Announced M&A activity for the region was expected to struggle to reach the $500 billion mark by the end of the year, an underwhelming number for deal-hungry bankers. The fall is mainly the result of a slowdown in the energy and raw materials sectors. According to preliminary data, there will be a 3.3% drop in the value of deals, from last year’s $527.5 billion.
Indeed, deal-making activity in the region has been on a multi-year downward spiral and the signs are not especially encouraging for the early part of this year.
You can trawl around the various sectors looking for specific reasons why deals are not happening. But at the root of the problem is China, which still sets the tone for the wider region. Stock market volatility has forced many buyers, hungry for Asian assets, to wait and see. Inbound M&A activity is suffering as a result. And China’s state-owned companies have been keeping a watching brief, leaving a gap in activity levels that the private sector cannot yet fill.

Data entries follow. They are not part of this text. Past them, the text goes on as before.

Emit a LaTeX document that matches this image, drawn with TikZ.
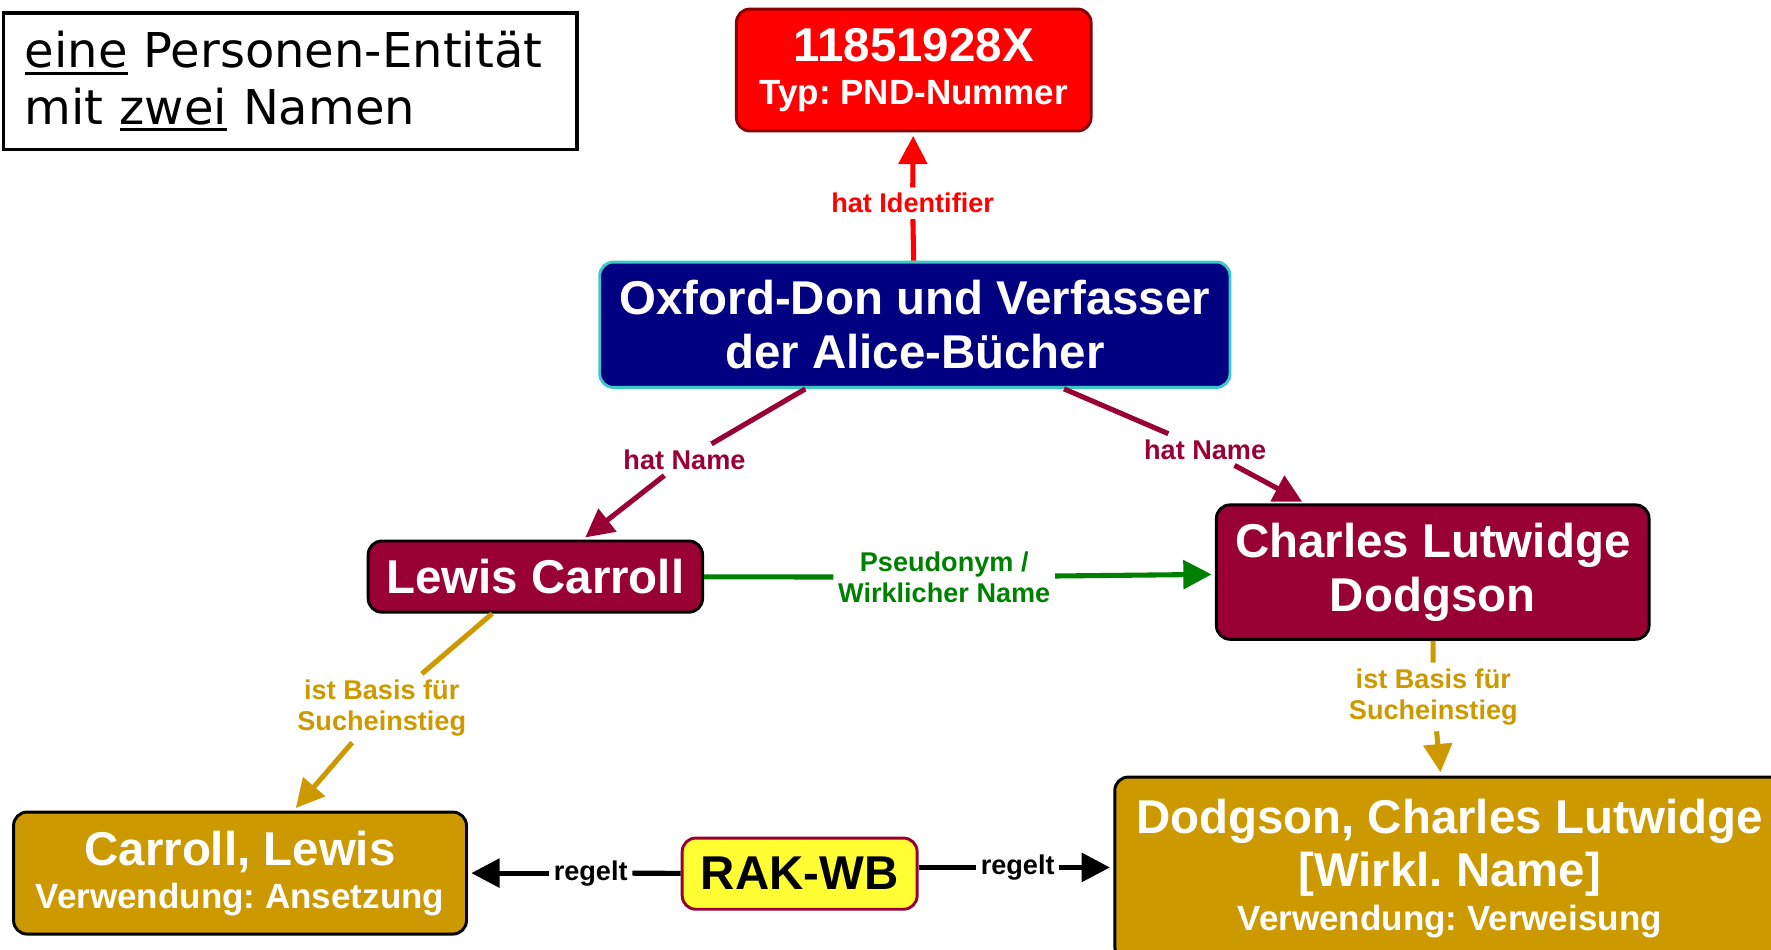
\documentclass[tikz,border=0pt]{standalone}
\usepackage{fontspec}
\setmainfont{Liberation Sans}
\newfontfamily\verd{DejaVu Sans}
\usetikzlibrary{arrows.meta}
\frenchspacing
\definecolor{cmaroon}{HTML}{990033}
\definecolor{cgold}{HTML}{CC9900}
\definecolor{cgreen}{HTML}{008000}
\definecolor{cred}{HTML}{FF0000}
\definecolor{cdkred}{HTML}{8A0000}
\definecolor{cnavy}{HTML}{000080}
\definecolor{cturq}{HTML}{3CC8C8}
\definecolor{cyellow}{HTML}{FFFF33}
\tikzset{
  box/.style={rectangle, rounded corners=12pt, line width=2.6pt, align=center,
    text=white, inner sep=0pt, font=\fontsize{42}{48}\selectfont\bfseries},
  lbl/.style={align=center, inner xsep=4pt, inner ysep=5pt,
    font=\fontsize{24}{28}\selectfont\bfseries},
  con/.style={line width=4.5pt},
  tipd/.style={-{Triangle[length=25pt,width=25pt]}, shorten >=3pt},
}
\newcommand{\smallline}[1]{{\fontsize{31}{38}\selectfont #1}}
\newcommand{\myul}[1]{\leavevmode\setbox0\hbox{#1}\rlap{\rule[-6pt]{\wd0}{2.6pt}}\box0\relax}
\begin{document}
\begin{tikzpicture}[x=1pt,y=-1pt]
\useasboundingbox (0,0) rectangle (1568,841);
\clip (0,0) rectangle (1568,841);

% title box
\node[draw=black, line width=3pt, minimum width=508pt, minimum height=121pt,
  text width=470pt, inner xsep=19pt, align=left,
  font=\verd\fontsize{42.5}{50}\selectfont] (title) at (257,72)
  {\myul{eine} Personen-Entität\\mit \myul{zwei} Namen};

% boxes
\node[box, fill=cred, draw=cdkred, minimum width=314pt, minimum height=108pt] (pnd) at (809,62)
  {11851928X\\[-10pt]\smallline{Typ: PND-Nummer}};
\node[box, fill=cnavy, draw=cturq, minimum width=558pt, minimum height=111pt] (don) at (810,287.5)
  {Oxford-Don und Verfasser\\der Alice-Bücher};
\node[box, fill=cmaroon, draw=black, minimum width=296pt, minimum height=63pt] (lewis) at (474,510.5)
  {Lewis Carroll};
\node[box, fill=cmaroon, draw=black, minimum width=383pt, minimum height=119pt] (charles) at (1268.5,506.5)
  {Charles Lutwidge\\Dodgson};
\node[box, fill=cgold, draw=black, minimum width=401pt, minimum height=108pt] (carroll) at (212.5,773)
  {Carroll, Lewis\\[-10pt]\smallline{Verwendung: Ansetzung}};
\node[box, fill=cgold, draw=black, minimum width=593pt, minimum height=162pt] (dodgson) at (1283.5,769)
  {Dodgson, Charles Lutwidge\\[-1pt][Wirkl. Name]\\[-9pt]\smallline{Verwendung: Verweisung}};
\node[box, fill=cyellow, draw=cmaroon, text=black, minimum width=208pt, minimum height=63pt] (rak) at (708,773.5)
  {RAK-WB};

% labels
\node[lbl, text=cred] (l1) at (808,180) {hat Identifier};
\node[lbl, text=cmaroon] (l2) at (606,407) {hat Name};
\node[lbl, text=cmaroon] (l3) at (1067,398) {hat Name};
\node[lbl, text=cgreen] (l4) at (836,511) {Pseudonym /\\Wirklicher Name};
\node[lbl, text=cgold] (l5) at (338,627) {ist Basis für\\Sucheinstieg};
\node[lbl, text=cgold] (l6) at (1269,617) {ist Basis für\\Sucheinstieg};
\node[lbl, text=black] (l7) at (523,773) {regelt};
\node[lbl, text=black] (l8) at (901,768) {regelt};

% connectors
\draw[con, cred] (don) -- (l1);
\draw[con, cred, tipd] (l1) -- (pnd);
\draw[con, cmaroon] (don) -- (l2);
\draw[con, cmaroon, tipd] (l2) -- (lewis);
\draw[con, cmaroon] (don) -- (l3);
\draw[con, cmaroon, tipd] (l3) -- (charles);
\draw[con, cgreen] (lewis) -- (l4);
\draw[con, cgreen, tipd] (l4) -- (charles);
\draw[con, cgold] (lewis) -- (l5);
\draw[con, cgold, tipd] (l5) -- (carroll);
\draw[con, cgold] (charles) -- (l6);
\draw[con, cgold, tipd] (l6) -- (dodgson);
\draw[con, black] (rak) -- (l7);
\draw[con, black, tipd] (l7) -- (carroll);
\draw[con, black] (rak.east |- l8) -- (l8);
\draw[con, black, tipd] (l8) -- (dodgson.west |- l8);
\end{tikzpicture}
\end{document}
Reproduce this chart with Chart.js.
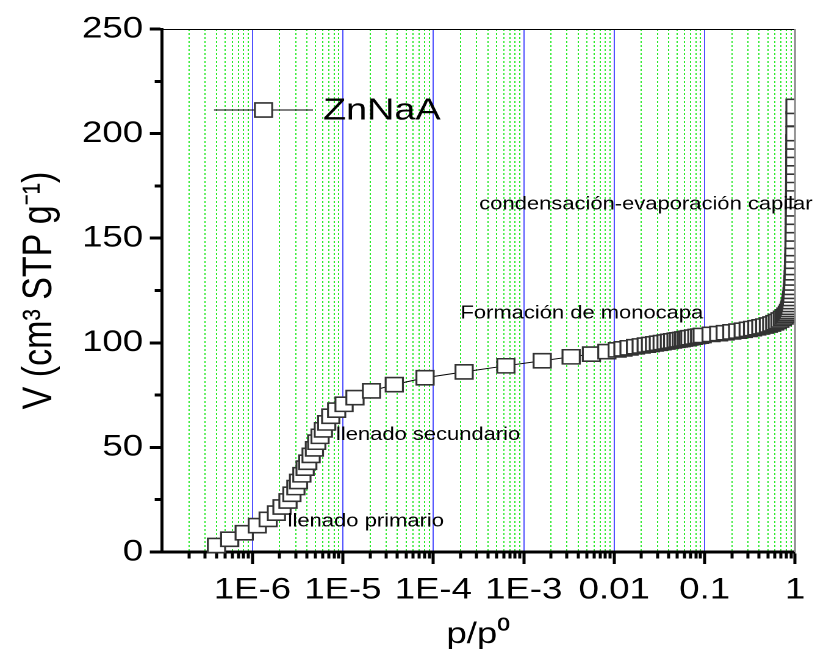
<!DOCTYPE html>
<html><head><meta charset="utf-8">
<script src="https://cdn.jsdelivr.net/npm/chart.js@4.4.1/dist/chart.umd.min.js"></script>
<style>
html,body{margin:0;padding:0;background:#fff;overflow:hidden}
</style>
</head><body>
<canvas id="c" width="668" height="657" style="display:block;width:815px;height:657px"></canvas>
<script>
// ---- data ----
const seriesLabel = 'ZnNaA';
const pressure = [
  4.0e-7, 5.6e-7, 8.1e-7, 1.13e-6, 1.49e-6, 1.84e-6, 2.12e-6, 2.47e-6, 2.73e-6, 3.02e-6,
  3.23e-6, 3.52e-6, 3.82e-6, 4.09e-6, 4.45e-6, 4.84e-6, 5.14e-6, 5.59e-6, 6.08e-6, 6.62e-6,
  7.33e-6, 8.53e-6, 1.03e-5, 1.36e-5, 2.07e-5, 3.70e-5, 8.1e-5, 2.19e-4, 6.34e-4, 1.6e-3,
  3.34e-3, 5.6e-3, 8.3e-3, 0.0108, 0.0125, 0.0146, 0.0172, 0.0199, 0.0226, 0.0252,
  0.0279, 0.0308, 0.0339, 0.0375, 0.0408, 0.0443, 0.0483, 0.0515, 0.0552, 0.0585,
  0.0621, 0.0653, 0.0687, 0.075, 0.082, 0.088, 0.094, 0.118, 0.143, 0.169,
  0.2, 0.232, 0.267, 0.303, 0.339, 0.378, 0.418, 0.462, 0.507, 0.552,
  0.596, 0.637, 0.68, 0.723, 0.76, 0.79, 0.82, 0.845, 0.865, 0.88,
  0.895, 0.905, 0.915, 0.925, 0.933, 0.94, 0.946, 0.952, 0.957, 0.962,
  0.966, 0.97, 0.974, 0.977, 0.98, 0.982, 0.984, 0.986, 0.988, 0.989,
  0.99, 0.991, 0.992, 0.993, 0.994, 0.995, 0.996, 0.997, 0.998
];
const volume = [
  3.1, 6.1, 9.2, 12.6, 15.6, 18.6, 21.5, 24.4, 27.6, 30.8,
  33.7, 36.9, 40.1, 42.9, 46.2, 49.3, 52.5, 55.3, 58.4, 61.7,
  64.9, 67.8, 70.6, 73.8, 77.0, 80.0, 83.3, 86.1, 89.0, 91.4,
  93.3, 94.6, 95.8, 96.6, 97.1, 97.6, 98.1, 98.5, 98.9, 99.2,
  99.5, 99.8, 100.1, 100.4, 100.7, 100.9, 101.2, 101.4, 101.6, 101.8,
  102.0, 102.2, 102.4, 102.7, 103.0, 103.2, 103.5, 104.0, 104.4, 104.8,
  105.2, 105.6, 106.0, 106.4, 106.8, 107.2, 107.6, 108.0, 108.5, 109.0,
  109.6, 110.2, 110.9, 111.7, 112.4, 113.2, 114.0, 114.9, 115.9, 117.0,
  118.3, 119.7, 121.2, 122.8, 124.6, 126.5, 128.6, 131, 133.5, 136,
  139, 142, 145, 148.5, 152, 156, 160, 164, 168, 172,
  176, 180, 184, 188, 192, 196, 200, 207, 213
];
const xMin = 1e-7, xMax = 1;
const xMajorTicks = [1e-6, 1e-5, 1e-4, 1e-3, 0.01, 0.1, 1];
const xTickLabels = ['1E-6', '1E-5', '1E-4', '1E-3', '0.01', '0.1', '1'];
const yMin = 0, yMax = 250, yStep = 25;
const yLabelStep = 50;
const xTitle = 'p/p\u2070';
const yTitle = 'V (cm\u00B3 STP g\u207B\u00B9)';
const annotationTexts = ['condensación-evaporación capilar', 'Formación de monocapa', 'llenado secundario', 'llenado primario'];
const annotationP = [3.22e-4, 1.99e-4, 8.37e-6, 2.45e-6];
const annotationV = [163.8, 111.7, 53.5, 12.1];

// ---- helpers ----
const FONT = "'Liberation Sans', Arial, sans-serif";
const isDecade = v => Math.abs(Math.log10(v) - Math.round(Math.log10(v))) < 1e-6;
const allXTicks = [];
for (let k = -7; k <= -1; k++) {
  for (let m = 1; m <= 9; m++) {
    const v = m * Math.pow(10, k);
    if (v > xMin * 1.0001) allXTicks.push(v);
  }
}
allXTicks.push(xMax);
function labelFor(v) {
  for (let i = 0; i < xMajorTicks.length; i++) {
    if (Math.abs(v / xMajorTicks[i] - 1) < 1e-6) return xTickLabels[i];
  }
  return '';
}

const points = pressure.map((p, i) => ({x: p, y: volume[i]}));
const MARKER_R = 10;

const extrasPlugin = {
  id: 'extras',
  afterDatasetsDraw(chart) {
    const {ctx, chartArea: a, scales} = chart;
    ctx.save();
    ctx.strokeStyle = '#000'; ctx.lineWidth = 1;
    ctx.beginPath(); ctx.moveTo(a.left, a.top + 0.5); ctx.lineTo(a.right, a.top + 0.5); ctx.stroke();
    ctx.strokeStyle = '#888'; ctx.lineWidth = 1.4;
    ctx.beginPath(); ctx.moveTo(a.right, a.top); ctx.lineTo(a.right, a.bottom); ctx.stroke();
    ctx.fillStyle = '#000';
    ctx.font = '18px ' + FONT;
    ctx.textAlign = 'left'; ctx.textBaseline = 'alphabetic';
    annotationTexts.forEach((t, i) => {
      ctx.fillText(t, scales.x.getPixelForValue(annotationP[i]), scales.y.getPixelForValue(annotationV[i]));
    });
    const ly = 110, lx1 = 175.4, lx2 = 256.5, mx = 216;
    ctx.strokeStyle = '#000'; ctx.lineWidth = 1;
    ctx.beginPath(); ctx.moveTo(lx1, ly); ctx.lineTo(lx2, ly); ctx.stroke();
    const s = MARKER_R * Math.SQRT1_2;
    ctx.fillStyle = '#fff'; ctx.strokeStyle = '#333'; ctx.lineWidth = 1.6;
    ctx.beginPath(); ctx.rect(mx - s, ly - s, 2 * s, 2 * s); ctx.fill(); ctx.stroke();
    ctx.fillStyle = '#000';
    ctx.font = '31px ' + FONT;
    ctx.textBaseline = 'middle';
    ctx.fillText(chart.data.datasets[0].label, 264.7, ly + 1);
    ctx.restore();
  }
};

new Chart(document.getElementById('c'), {
  type: 'line',
  data: {
    datasets: [{
      label: seriesLabel,
      data: points,
      borderColor: '#000',
      borderWidth: 1,
      tension: 0,
      pointStyle: 'rect',
      pointRadius: MARKER_R,
      pointHoverRadius: MARKER_R,
      pointBorderWidth: 1.6,
      pointBorderColor: '#333',
      pointBackgroundColor: '#fff',
      clip: {left: 10, top: 10, right: 0, bottom: 10}
    }]
  },
  options: {
    responsive: false,
    devicePixelRatio: 2,
    animation: false,
    events: [],
    layout: {padding: {left: 0, right: 14, top: 29, bottom: 0}},
    plugins: {legend: {display: false}, tooltip: {enabled: false}},
    scales: {
      x: {
        type: 'logarithmic',
        position: 'bottom',
        min: xMin, max: xMax,
        afterBuildTicks: scale => { scale.ticks = allXTicks.map(v => ({value: v, major: isDecade(v)})); },
        afterFit: scale => { scale.height = 105; },
        grid: {
          drawOnChartArea: true,
          color: c => (c.tick && isDecade(c.tick.value)) ? (c.tick.value >= xMax ? 'rgba(0,0,0,0)' : '#2a2aff') : '#00e600',
          lineWidth: 0.82,
          tickColor: '#000',
          tickWidth: 2.5,
          tickLength: 12,
          tickBorderDash: c => (c.tick && isDecade(c.tick.value)) ? [] : [5, 30]
        },
        border: {
          display: true, color: '#000', width: 3,
          dash: c => (c.tick && isDecade(c.tick.value)) ? [] : [2, 2]
        },
        ticks: {
          autoSkip: false, maxRotation: 0, minRotation: 0,
          padding: 8, color: '#000',
          font: {family: FONT, size: 30},
          callback: v => labelFor(v)
        },
        title: {
          display: true, text: xTitle, color: '#000',
          font: {family: FONT, size: 30},
          padding: {top: 0, bottom: 4.4}
        }
      },
      y: {
        type: 'linear',
        position: 'left',
        min: yMin, max: yMax,
        afterFit: scale => { scale.width = 132.8; },
        ticks: {
          stepSize: yStep, color: '#000', padding: 5.5,
          font: {family: FONT, size: 30},
          callback: v => (v % yLabelStep === 0 ? String(v) : '')
        },
        grid: {
          drawOnChartArea: false,
          tickColor: '#000',
          tickWidth: 3,
          tickLength: 10,
          tickBorderDash: c => (c.tick && c.tick.value % yLabelStep === 0) ? [] : [0, 4, 10, 20]
        },
        border: {display: true, color: '#000', width: 2.5},
        title: {
          display: true, text: yTitle, color: '#000',
          font: {family: FONT, size: 34},
          padding: {top: 12, bottom: 0}
        }
      }
    }
  },
  plugins: [extrasPlugin]
});
</script>
</body></html>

It is hoped that now that the Chinese Third Plenum is out of the way and future government policy is (if only a little) clearer, M&A activity will come roaring back this year. But that hope might have to endure a tough start to the year, with changes in Chinese regulation notoriously slow to come into effect.
New rules governing M&A policy cannot come quickly enough for bankers in the region. They often talk of their frustration at the regulatory framework, particularly in China, saying that opportunities are passing by because regulation seems to be aimed not at supporting activity, but at stifling it.
Better news at least seems to be on the horizon. Banking sources say China’s securities regulator is set toliberalize the rules governing M&A of listed companies. The rules are thought to be aimed at encouraging the use of preferred shares and M&A funds for investments. They are also said to be designed to make M&A deals more transparent, reducing the administrative approvals required and make taxation rules on deals clearer.
Although doubts about China as a destination for western companies remain, the globalization of China in the form of outbound activity continues apace. Private equity firm A Capital’s Dragon Index, a quarterly indicator of the globalization of the Chinese economy, is on the rise. And M&A deals accounted for 57% of all Chinese outbound investment for the first nine months of last year, up from $34.3 billion in 2012.
This, though, is not much good to the M&A bankers of Asia Pacific, who in many cases are struggling to justify their existence because of moribund conditions within the region, while their colleagues overseas often take the spoils for deals done by Asian companies abroad. China must not only talk a good game about softening its stance on deals, but put the changes into practice quickly to spark an M&A recovery sooner rather than later.